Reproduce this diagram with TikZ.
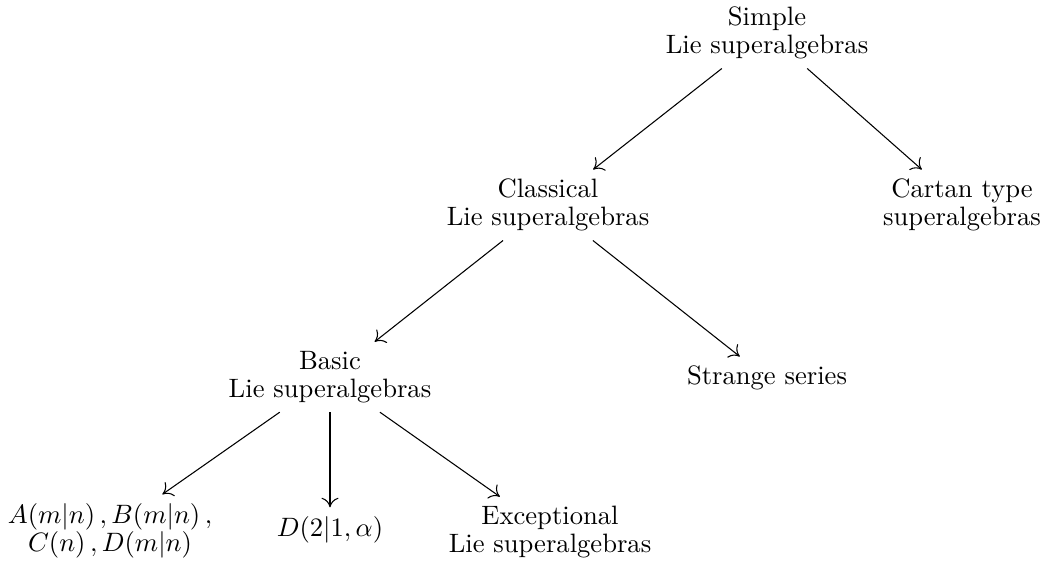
\documentclass[tikz,border=0pt]{standalone}
\usetikzlibrary{arrows.meta}
\begin{document}
\begin{tikzpicture}[x=0.013215cm,y=-0.013215cm,
  lbl/.style={align=center,font=\fontsize{10pt}{10.5pt}\selectfont},
  arr/.style={-{Computer Modern Rightarrow[length=3.6pt,width=6.4pt]}}]
\useasboundingbox (0,0) rectangle (1048,581);
\node[lbl] (simple) at (767,33) {Simple\\Lie superalgebras};
\node[lbl] (classical) at (548,205) {Classical\\Lie superalgebras};
\node[lbl] (cartan) at (962,205) {Cartan type\\superalgebras};
\node[lbl] (basic) at (330,377) {Basic\\Lie superalgebras};
\node[lbl] (strange) at (767,378) {Strange series};
\node[lbl] (abcd) at (110,531) {$A(m|n)\,,B(m|n)\,,$\\$C(n)\,,D(m|n)$};
\node[lbl] (d21) at (330,530) {$D(2|1,\alpha)$};
\node[lbl] (exc) at (550,532) {Exceptional\\Lie superalgebras};
\draw[arr] (simple) -- (classical);
\draw[arr] (simple) -- (cartan);
\draw[arr] (classical) -- (basic);
\draw[arr] (classical) -- (strange);
\draw[arr] (basic) -- (abcd);
\draw[arr] (basic) -- (d21);
\draw[arr] (basic) -- (exc);
\end{tikzpicture}
\end{document}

■ **Task objective**: Every line above should be returned word for word, with the pictures left behind.

■ **Correct result**:
Reproduce this diagram with TikZ.
\documentclass[tikz,border=0pt]{standalone}
\usetikzlibrary{arrows.meta}
\begin{document}
\begin{tikzpicture}[x=0.013215cm,y=-0.013215cm,
  lbl/.style={align=center,font=\fontsize{10pt}{10.5pt}\selectfont},
  arr/.style={-{Computer Modern Rightarrow[length=3.6pt,width=6.4pt]}}]
\useasboundingbox (0,0) rectangle (1048,581);
\node[lbl] (simple) at (767,33) {Simple\\Lie superalgebras};
\node[lbl] (classical) at (548,205) {Classical\\Lie superalgebras};
\node[lbl] (cartan) at (962,205) {Cartan type\\superalgebras};
\node[lbl] (basic) at (330,377) {Basic\\Lie superalgebras};
\node[lbl] (strange) at (767,378) {Strange series};
\node[lbl] (abcd) at (110,531) {$A(m|n)\,,B(m|n)\,,$\\$C(n)\,,D(m|n)$};
\node[lbl] (d21) at (330,530) {$D(2|1,\alpha)$};
\node[lbl] (exc) at (550,532) {Exceptional\\Lie superalgebras};
\draw[arr] (simple) -- (classical);
\draw[arr] (simple) -- (cartan);
\draw[arr] (classical) -- (basic);
\draw[arr] (classical) -- (strange);
\draw[arr] (basic) -- (abcd);
\draw[arr] (basic) -- (d21);
\draw[arr] (basic) -- (exc);
\end{tikzpicture}
\end{document}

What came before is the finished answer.